- **What to work on**:
What do the lines from the top of the data through the line with "left += np.array(vals)" say? Quote them exactly and include both ends.

**** Collected material ****

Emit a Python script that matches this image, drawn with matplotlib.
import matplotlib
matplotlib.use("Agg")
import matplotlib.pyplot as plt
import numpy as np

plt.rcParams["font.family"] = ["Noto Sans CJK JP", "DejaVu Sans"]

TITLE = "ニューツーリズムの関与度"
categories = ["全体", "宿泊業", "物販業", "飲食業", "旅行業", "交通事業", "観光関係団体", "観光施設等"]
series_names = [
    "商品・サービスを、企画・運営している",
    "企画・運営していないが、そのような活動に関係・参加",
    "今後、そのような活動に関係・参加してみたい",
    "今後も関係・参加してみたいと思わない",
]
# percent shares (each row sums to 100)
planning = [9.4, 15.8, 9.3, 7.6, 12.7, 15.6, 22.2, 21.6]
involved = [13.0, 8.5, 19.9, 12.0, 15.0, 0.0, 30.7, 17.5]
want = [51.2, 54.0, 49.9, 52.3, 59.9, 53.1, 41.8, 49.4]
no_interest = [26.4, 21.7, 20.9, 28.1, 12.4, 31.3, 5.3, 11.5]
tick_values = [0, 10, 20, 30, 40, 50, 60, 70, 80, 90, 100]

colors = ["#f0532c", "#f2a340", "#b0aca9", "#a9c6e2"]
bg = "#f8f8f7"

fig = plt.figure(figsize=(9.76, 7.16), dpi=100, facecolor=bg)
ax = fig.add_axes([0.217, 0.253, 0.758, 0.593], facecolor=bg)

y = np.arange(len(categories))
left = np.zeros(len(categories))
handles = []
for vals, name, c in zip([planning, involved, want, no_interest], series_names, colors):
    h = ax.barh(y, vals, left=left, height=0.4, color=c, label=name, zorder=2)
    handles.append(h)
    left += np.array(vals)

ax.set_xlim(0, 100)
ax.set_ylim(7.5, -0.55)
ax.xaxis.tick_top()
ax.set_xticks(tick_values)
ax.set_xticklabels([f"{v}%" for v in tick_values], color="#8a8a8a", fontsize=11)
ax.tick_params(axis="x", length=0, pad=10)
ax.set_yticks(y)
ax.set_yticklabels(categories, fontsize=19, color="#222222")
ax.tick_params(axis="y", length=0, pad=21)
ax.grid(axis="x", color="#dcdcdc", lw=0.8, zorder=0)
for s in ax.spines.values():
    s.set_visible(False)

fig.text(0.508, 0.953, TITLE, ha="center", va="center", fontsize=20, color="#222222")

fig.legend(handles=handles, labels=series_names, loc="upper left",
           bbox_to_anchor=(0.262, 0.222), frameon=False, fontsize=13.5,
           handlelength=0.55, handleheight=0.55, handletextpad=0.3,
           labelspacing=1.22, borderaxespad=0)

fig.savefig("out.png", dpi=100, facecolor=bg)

****

- **Output below**:
Emit a Python script that matches this image, drawn with matplotlib.
import matplotlib
matplotlib.use("Agg")
import matplotlib.pyplot as plt
import numpy as np

plt.rcParams["font.family"] = ["Noto Sans CJK JP", "DejaVu Sans"]

TITLE = "ニューツーリズムの関与度"
categories = ["全体", "宿泊業", "物販業", "飲食業", "旅行業", "交通事業", "観光関係団体", "観光施設等"]
series_names = [
    "商品・サービスを、企画・運営している",
    "企画・運営していないが、そのような活動に関係・参加",
    "今後、そのような活動に関係・参加してみたい",
    "今後も関係・参加してみたいと思わない",
]
# percent shares (each row sums to 100)
planning = [9.4, 15.8, 9.3, 7.6, 12.7, 15.6, 22.2, 21.6]
involved = [13.0, 8.5, 19.9, 12.0, 15.0, 0.0, 30.7, 17.5]
want = [51.2, 54.0, 49.9, 52.3, 59.9, 53.1, 41.8, 49.4]
no_interest = [26.4, 21.7, 20.9, 28.1, 12.4, 31.3, 5.3, 11.5]
tick_values = [0, 10, 20, 30, 40, 50, 60, 70, 80, 90, 100]

colors = ["#f0532c", "#f2a340", "#b0aca9", "#a9c6e2"]
bg = "#f8f8f7"

fig = plt.figure(figsize=(9.76, 7.16), dpi=100, facecolor=bg)
ax = fig.add_axes([0.217, 0.253, 0.758, 0.593], facecolor=bg)

y = np.arange(len(categories))
left = np.zeros(len(categories))
handles = []
for vals, name, c in zip([planning, involved, want, no_interest], series_names, colors):
    h = ax.barh(y, vals, left=left, height=0.4, color=c, label=name, zorder=2)
    handles.append(h)
    left += np.array(vals)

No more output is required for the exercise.